# PROBLEM TO WORK ON
Copy all lines in which the word "with" can be found.

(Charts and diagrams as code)
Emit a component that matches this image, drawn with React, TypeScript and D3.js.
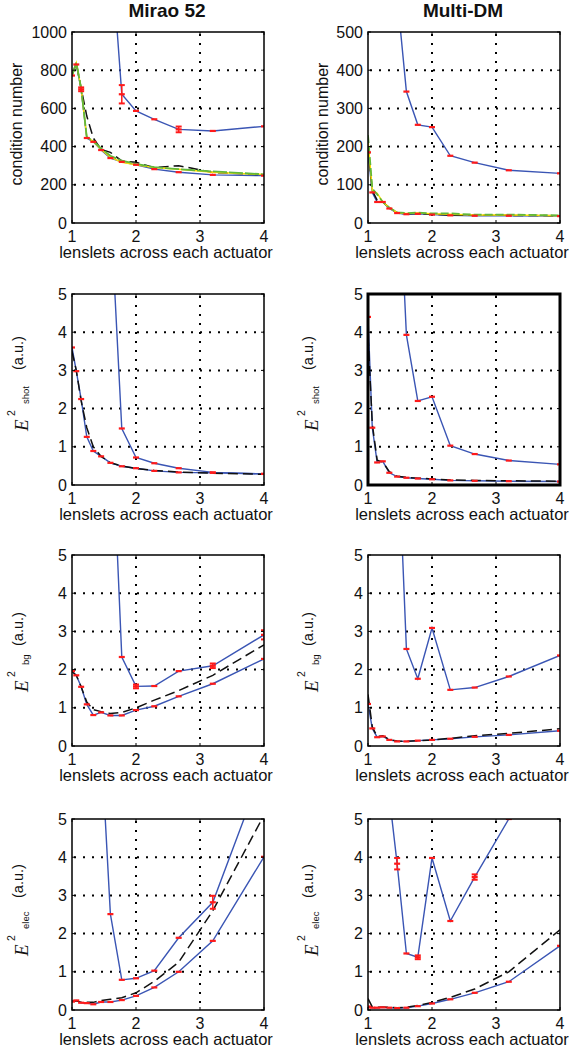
import React from "react";
import * as d3 from "d3";

// x positions: lenslets across each actuator (16/n)
const X = [1, 1.067, 1.143, 1.231, 1.333, 1.455, 1.6, 1.778, 2, 2.286, 2.667, 3.2, 4];
const X_TICKS = [1, 2, 3, 4];
const TITLES = ["Mirao 52", "Multi-DM"];
const COND_TICKS_MIRAO = [0, 200, 400, 600, 800, 1000];
const COND_TICKS_MULTI = [0, 100, 200, 300, 400, 500];
const E_TICKS = [0, 1, 2, 3, 4, 5];
const X_LABEL = "lenslets across each actuator";

// Mirao 52 – condition number
const mirCondUp = [1490, 674, 587, 543, 490, 482, 506]; // from x index 6
const mirCondLo = [772, 830, 700, 445, 425, 382, 340, 320, 305, 282, 266, 252, 248];
const mirCondDash = [775, 837, 705, 560, 445, 385, 370, 325, 318, 290, 300, 265, 252];
const mirCondYel = [770, 838, 705, 450, 428, 385, 345, 318, 305, 290, 282, 266, 254];
const mirCondGrn = [770, 840, 705, 450, 430, 390, 352, 326, 310, 292, 282, 270, 255];

// Multi-DM – condition number
const mulCondUp = [596, 344, 257, 251, 176, 158, 138, 130]; // from x index 5
const mulCondLo = [185, 80, 55, 55, 38, 26, 23, 24, 22, 20, 19, 19, 18];
const mulCondDash = [200, 85, 60, 55, 40, 27, 24, 25, 23, 21, 20, 20, 19];
const mulCondYel = [215, 85, 78, 55, 40, 27, 25, 26, 24, 23, 21, 21, 19];
const mulCondGrn = [230, 90, 75, 55, 40, 28, 26, 27, 25, 25, 22, 22, 20];

// Mirao 52 – shot noise
const mirShotUp = [7.3, 1.48, 0.72, 0.57, 0.44, 0.33, 0.29]; // from 6
const mirShotLo = [3.6, 2.98, 2.25, 1.26, 0.89, 0.75, 0.58, 0.49, 0.44, 0.37, 0.33, 0.32, 0.29];
const mirShotDash = [3.5, 3.0, 2.2, 1.5, 1.0, 0.75, 0.58, 0.5, 0.43, 0.38, 0.34, 0.31, 0.28];

// Multi-DM – shot noise
const mulShotUp = [9.1, 3.93, 2.2, 2.31, 1.03, 0.81, 0.64, 0.54]; // from 5
const mulShotLo = [4.4, 1.5, 0.59, 0.62, 0.32, 0.22, 0.19, 0.17, 0.15, 0.12, 0.11, 0.1, 0.09];
const mulShotDash = [3.9, 1.6, 0.65, 0.6, 0.35, 0.23, 0.2, 0.18, 0.16, 0.13, 0.12, 0.11, 0.1];

// Mirao 52 – background
const mirBgUp = [9.3, 2.33, 1.56, 1.57, 1.96, 2.1, 2.91]; // from 6
const mirBgLo = [1.96, 1.85, 1.55, 1.09, 0.81, 0.88, 0.8, 0.8, 0.94, 1.04, 1.3, 1.63, 2.28];
const mirBgDash = [1.95, 1.85, 1.55, 1.15, 0.95, 0.9, 0.85, 0.88, 1.0, 1.2, 1.45, 1.85, 2.65];

// Multi-DM – background
const mulBgUp = [8.5, 2.54, 1.76, 3.09, 1.47, 1.53, 1.82, 2.37]; // from 5
const mulBgLo = [1.1, 0.46, 0.23, 0.25, 0.16, 0.12, 0.12, 0.14, 0.16, 0.19, 0.24, 0.29, 0.4];
const mulBgDash = [1.35, 0.5, 0.25, 0.27, 0.17, 0.13, 0.12, 0.14, 0.16, 0.2, 0.27, 0.33, 0.45];

// Mirao 52 – electronic
const mirElecUp = [7.0, 2.51, 0.79, 0.83, 1.03, 1.89, 2.82, 6.4]; // from 5
const mirElecLo = [0.22, 0.25, 0.19, 0.18, 0.15, 0.21, 0.21, 0.26, 0.37, 0.59, 1.0, 1.81, 4.01];
const mirElecDash = [0.22, 0.24, 0.2, 0.2, 0.2, 0.25, 0.28, 0.32, 0.45, 0.75, 1.25, 2.6, 5.1];

// Multi-DM – electronic
const mulElecUp = [5.6, 3.83, 1.48, 1.38, 3.98, 2.33, 3.48, 5.0, 7.3]; // from 4
const mulElecLo = [0.09, 0.06, 0.06, 0.07, 0.06, 0.05, 0.06, 0.1, 0.17, 0.28, 0.45, 0.74, 1.68];
const mulElecDash = [0.3, 0.08, 0.07, 0.07, 0.07, 0.06, 0.07, 0.12, 0.2, 0.33, 0.55, 1.0, 2.1];

type Err = { s: "up" | "lo"; i: number; e: number };
interface PanelDef {
  col: number;
  row: number;
  yMax: number;
  yTicks: number[];
  upStart: number;
  up: number[];
  lo: number[];
  dash: number[];
  yel?: number[];
  grn?: number[];
  errs: Err[];
  label: string;
  aStart?: number;
  thick?: boolean;
}

const PANELS: PanelDef[] = [
  { col: 0, row: 0, yMax: 1000, yTicks: COND_TICKS_MIRAO, upStart: 6, up: mirCondUp, lo: mirCondLo, dash: mirCondDash, yel: mirCondYel, grn: mirCondGrn,
    errs: [{ s: "up", i: 7, e: 48 }, { s: "up", i: 10, e: 15 }, { s: "lo", i: 2, e: 10 }], label: "cond" },
  { col: 1, row: 0, yMax: 500, yTicks: COND_TICKS_MULTI, upStart: 5, up: mulCondUp, lo: mulCondLo, dash: mulCondDash, yel: mulCondYel, grn: mulCondGrn,
    errs: [], label: "cond" },
  { col: 0, row: 1, yMax: 5, yTicks: E_TICKS, upStart: 6, up: mirShotUp, lo: mirShotLo, dash: mirShotDash, errs: [], label: "shot", aStart: 61 },
  { col: 1, row: 1, yMax: 5, yTicks: E_TICKS, upStart: 5, up: mulShotUp, lo: mulShotLo, dash: mulShotDash, errs: [], label: "shot", aStart: 61, thick: true },
  { col: 0, row: 2, yMax: 5, yTicks: E_TICKS, upStart: 6, up: mirBgUp, lo: mirBgLo, dash: mirBgDash,
    errs: [{ s: "up", i: 8, e: 0.05 }, { s: "up", i: 11, e: 0.06 }, { s: "up", i: 12, e: 0.12 }], label: "bg", aStart: 46 },
  { col: 1, row: 2, yMax: 5, yTicks: E_TICKS, upStart: 5, up: mulBgUp, lo: mulBgLo, dash: mulBgDash, errs: [], label: "bg", aStart: 46 },
  { col: 0, row: 3, yMax: 5, yTicks: E_TICKS, upStart: 5, up: mirElecUp, lo: mirElecLo, dash: mirElecDash,
    errs: [{ s: "up", i: 11, e: 0.17 }], label: "elec", aStart: 58 },
  { col: 1, row: 3, yMax: 5, yTicks: E_TICKS, upStart: 4, up: mulElecUp, lo: mulElecLo, dash: mulElecDash,
    errs: [{ s: "up", i: 5, e: 0.15 }, { s: "up", i: 7, e: 0.05 }, { s: "up", i: 10, e: 0.07 }], label: "elec", aStart: 58 },
];

const ROW_TOP = [32, 294, 555, 819];
const COL_LEFT = [72, 368];
const PW = 192;
const PH = 191;
const FONT = "'Liberation Sans', Arial, Helvetica, sans-serif";
const BLUE = "#3a55b4";
const RED = "#ff1a1a";

function Panel({ p }: { p: PanelDef }) {
  const x0 = COL_LEFT[p.col];
  const y0 = ROW_TOP[p.row];
  const xs = d3.scaleLinear().domain([1, 4]).range([x0, x0 + PW]);
  const ys = d3.scaleLinear().domain([0, p.yMax]).range([y0 + PH, y0]);
  const line = d3
    .line<[number, number]>()
    .x((d) => xs(d[0]))
    .y((d) => ys(d[1]));
  const pts = (vals: number[], start = 0) => vals.map((v, k) => [X[start + k], v] as [number, number]);
  const upPts = pts(p.up, p.upStart);
  const loPts = pts(p.lo);
  const clipId = `clip-${p.col}-${p.row}`;
  const gridStyle = { stroke: "#000", strokeWidth: 2, strokeDasharray: "2,7" };

  const markers = [...upPts, ...loPts].filter((d) => d[1] <= p.yMax * 1.01);

  const errLines = p.errs.map((er, k) => {
    const arr = er.s === "up" ? p.up : p.lo;
    const start = er.s === "up" ? p.upStart : 0;
    const v = arr[er.i - start];
    const cx = xs(X[er.i]);
    const yA = ys(v - er.e);
    const yB = ys(v + er.e);
    return (
      <g key={k} stroke={RED} strokeWidth={1.5}>
        <line x1={cx} x2={cx} y1={yA} y2={yB} />
        <line x1={cx - 3} x2={cx + 3} y1={yA} y2={yA} strokeWidth={2} />
        <line x1={cx - 3} x2={cx + 3} y1={yB} y2={yB} strokeWidth={2} />
      </g>
    );
  });

  const labelX = p.col === 0 ? 0 : 290;
  let yLabel: React.ReactNode;
  if (p.label === "cond") {
    const bx = p.col === 0 ? 22 : 328;
    yLabel = (
      <text transform={`translate(${bx},${y0 + 92}) rotate(-90)`} textAnchor="middle" fontSize={16} fontFamily={FONT} fill="#111">
        condition number
      </text>
    );
  } else {
    yLabel = (
      <g transform={`translate(${28 + labelX},${y0 + 137}) rotate(-90)`} fill="#111">
        <text x={0} y={0} fontSize={19} fontFamily="'Liberation Serif', 'Times New Roman', serif" fontStyle="italic">
          E
        </text>
        <text x={15} y={-13} fontSize={10.5} fontFamily={FONT}>
          2
        </text>
        <text x={27} y={1} fontSize={9.5} fontFamily={FONT}>
          {p.label}
        </text>
        <text x={p.aStart ?? 60} y={-5} fontSize={14.5} fontFamily={FONT}>
          (a.u.)
        </text>
      </g>
    );
  }

  return (
    <g>
      <defs>
        <clipPath id={clipId}>
          <rect x={x0} y={y0} width={PW} height={PH} />
        </clipPath>
      </defs>
      <rect x={x0} y={y0} width={PW} height={PH} fill="#fff" />
      {/* grid */}
      {X_TICKS.filter((t) => t > 1 && t < 4).map((t) => (
        <line key={`gx${t}`} x1={xs(t)} x2={xs(t)} y1={y0 + 2} y2={y0 + PH} {...gridStyle} />
      ))}
      {p.yTicks.filter((t) => t > 0 && t < p.yMax).map((t) => (
        <line key={`gy${t}`} x1={x0 + 2} x2={x0 + PW} y1={ys(t)} y2={ys(t)} {...gridStyle} />
      ))}
      <g clipPath={`url(#${clipId})`} fill="none">
        <path d={line(loPts) || ""} stroke={BLUE} strokeWidth={1.4} />
        <path d={line(upPts) || ""} stroke={BLUE} strokeWidth={1.4} />
        <path d={line(pts(p.dash)) || ""} stroke="#111" strokeWidth={1.5} strokeDasharray="10,5" />
        {p.yel && <path d={line(pts(p.yel)) || ""} stroke="#ffe000" strokeWidth={1.5} />}
        {p.grn && <path d={line(pts(p.grn)) || ""} stroke="#62b83a" strokeWidth={1.8} strokeDasharray={p.col === 1 ? "8,3" : "14,2"} />}
        {markers.map((d, k) => (
          <rect key={k} x={xs(d[0]) - 3} y={ys(d[1]) - 1.1} width={6} height={2.2} fill={RED} />
        ))}
        {errLines}
      </g>
      {/* ticks */}
      {X_TICKS.map((t) => (
        <g key={`tx${t}`}>
          <line x1={xs(t)} x2={xs(t)} y1={y0 + PH} y2={y0 + PH - 3} stroke="#000" />
          <line x1={xs(t)} x2={xs(t)} y1={y0} y2={y0 + 3} stroke="#000" />
          <text x={xs(t)} y={y0 + PH + 19} textAnchor="middle" fontSize={16} fontFamily={FONT} fill="#111">
            {t}
          </text>
        </g>
      ))}
      {p.yTicks.map((t) => (
        <g key={`ty${t}`}>
          <line x1={x0} x2={x0 + 3} y1={ys(t)} y2={ys(t)} stroke="#000" />
          <line x1={x0 + PW} x2={x0 + PW - 3} y1={ys(t)} y2={ys(t)} stroke="#000" />
          <text x={x0 - 5} y={ys(t) + 5.5} textAnchor="end" fontSize={16} fontFamily={FONT} fill="#111">
            {t}
          </text>
        </g>
      ))}
      <rect x={x0} y={y0} width={PW} height={PH} fill="none" stroke="#000" strokeWidth={p.thick ? 3 : 1.5} />
      <text x={x0 + PW / 2 - 2} y={y0 + PH + 35} textAnchor="middle" fontSize={16.5} fontFamily={FONT} fill="#111">
        {X_LABEL}
      </text>
      {yLabel}
    </g>
  );
}

export default function App() {
  return (
    <svg
      width={575}
      height={1050}
      viewBox="0 0 575 1050"
      style={{ position: "absolute", left: 0, top: 0, background: "#fff" }}
    >
      <rect width={575} height={1050} fill="#fff" />
      {TITLES.map((t, i) => (
        <text key={t} x={COL_LEFT[i] + PW / 2 - 1} y={17} textAnchor="middle" fontSize={19} fontWeight="bold" fontFamily={FONT} fill="#111">
          {t}
        </text>
      ))}
      {PANELS.map((p) => (
        <Panel key={`${p.col}-${p.row}`} p={p} />
      ))}
    </svg>
  );
}
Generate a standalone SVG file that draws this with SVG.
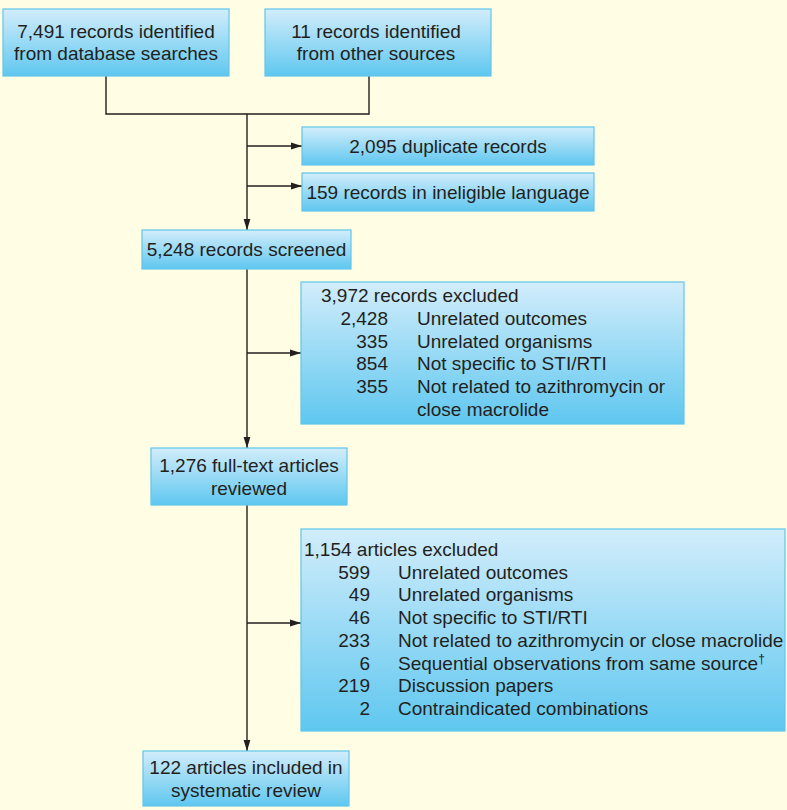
<svg xmlns="http://www.w3.org/2000/svg" width="787" height="810" viewBox="0 0 787 810">
<style>
  .box { fill: url(#g); stroke: #5fc6ec; stroke-width: 1.2; }
  .t { font-family: "Liberation Sans", Arial, sans-serif; font-size: 19px; fill: #231f20; }
  .c { text-anchor: middle; }
  .r { text-anchor: end; }
  .ln { fill: none; stroke: #231f20; stroke-width: 1.4; }
  .ar { marker-end: url(#ah); }
</style>
<defs>
  <linearGradient id="g" x1="0" y1="0" x2="0" y2="1">
    <stop offset="0" stop-color="#d2edfb"/>
    <stop offset="1" stop-color="#5fc7ef"/>
  </linearGradient>
  <marker id="ah" markerUnits="userSpaceOnUse" markerWidth="11" markerHeight="8" refX="11" refY="4" orient="auto">
    <path d="M0,0.6 L11,4 L0,7.4 z" fill="#231f20"/>
  </marker>
</defs>
<rect x="0" y="0" width="787" height="810" fill="#fffde3"/>

<g id="connectors">
  <path class="ln" d="M106,76 V114 H369 V76"/>
  <path class="ln ar" d="M247,114 V230"/>
  <path class="ln ar" d="M247,146 H302"/>
  <path class="ln ar" d="M247,186 H302"/>
  <path class="ln ar" d="M247,269 V448"/>
  <path class="ln ar" d="M247,353 H301"/>
  <path class="ln ar" d="M247,505 V751"/>
  <path class="ln ar" d="M247,623 H301"/>
</g>

<g id="n1">
  <rect class="box" x="3" y="9" width="226" height="67"/>
  <text class="t c" x="116" y="38">7,491 records identified</text>
  <text class="t c" x="116" y="60">from database searches</text>
</g>
<g id="n2">
  <rect class="box" x="265" y="9" width="226" height="67"/>
  <text class="t c" x="376" y="38">11 records identified</text>
  <text class="t c" x="376" y="60">from other sources</text>
</g>
<g id="n3">
  <rect class="box" x="302" y="127" width="292" height="38"/>
  <text class="t c" x="448" y="152.5">2,095 duplicate records</text>
</g>
<g id="n4">
  <rect class="box" x="302" y="173" width="292" height="38"/>
  <text class="t c" x="448" y="198.5">159 records in ineligible language</text>
</g>
<g id="n5">
  <rect class="box" x="142" y="230" width="209" height="39"/>
  <text class="t c" x="246.5" y="256">5,248 records screened</text>
</g>
<g id="n6">
  <rect class="box" x="301" y="282" width="383" height="142"/>
  <text class="t" x="321" y="302">3,972 records excluded</text>
  <text class="t r" x="388" y="324.8">2,428</text>
  <text class="t" x="417" y="324.8">Unrelated outcomes</text>
  <text class="t r" x="388" y="347.6">335</text>
  <text class="t" x="417" y="347.6">Unrelated organisms</text>
  <text class="t r" x="388" y="370.4">854</text>
  <text class="t" x="417" y="370.4">Not specific to STI/RTI</text>
  <text class="t r" x="388" y="393.2">355</text>
  <text class="t" x="417" y="393.2">Not related to azithromycin or</text>
  <text class="t" x="417" y="416">close macrolide</text>
</g>
<g id="n7">
  <rect class="box" x="151" y="448" width="196" height="57"/>
  <text class="t c" x="249" y="472">1,276 full-text articles</text>
  <text class="t c" x="249" y="494.5">reviewed</text>
</g>
<g id="n8">
  <rect class="box" x="301" y="529" width="484" height="202"/>
  <text class="t" x="304" y="556">1,154 articles excluded</text>
  <text class="t r" x="370" y="578.7">599</text>
  <text class="t" x="398" y="578.7">Unrelated outcomes</text>
  <text class="t r" x="370" y="601.4">49</text>
  <text class="t" x="398" y="601.4">Unrelated organisms</text>
  <text class="t r" x="370" y="624.1">46</text>
  <text class="t" x="398" y="624.1">Not specific to STI/RTI</text>
  <text class="t r" x="370" y="646.8">233</text>
  <text class="t" x="398" y="646.8">Not related to azithromycin or close macrolide</text>
  <text class="t r" x="370" y="669.5">6</text>
  <text class="t" x="398" y="669.5">Sequential observations from same source<tspan font-size="12" dy="-7">†</tspan></text>
  <text class="t r" x="370" y="692.2">219</text>
  <text class="t" x="398" y="692.2">Discussion papers</text>
  <text class="t r" x="370" y="715">2</text>
  <text class="t" x="398" y="715">Contraindicated combinations</text>
</g>
<g id="n9">
  <rect class="box" x="143" y="751" width="206" height="55"/>
  <text class="t c" x="246" y="774">122 articles included in</text>
  <text class="t c" x="246" y="796.5">systematic review</text>
</g>
</svg>
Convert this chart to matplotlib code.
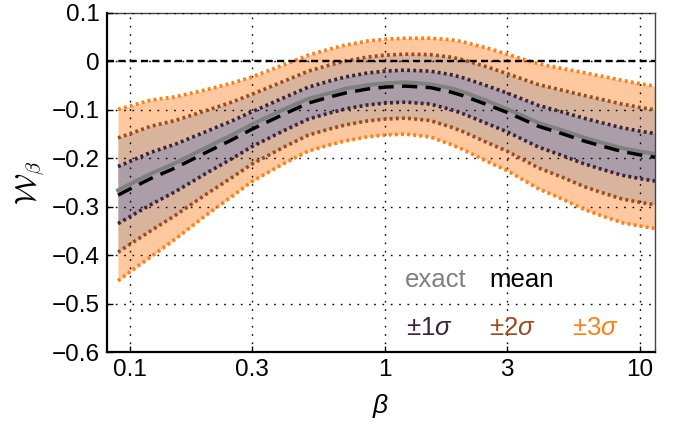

# PROBLEM SOLUTION
Emit a component that matches this image, drawn with React, TypeScript and D3.js.
Generate a standalone SVG file that draws this with SVG.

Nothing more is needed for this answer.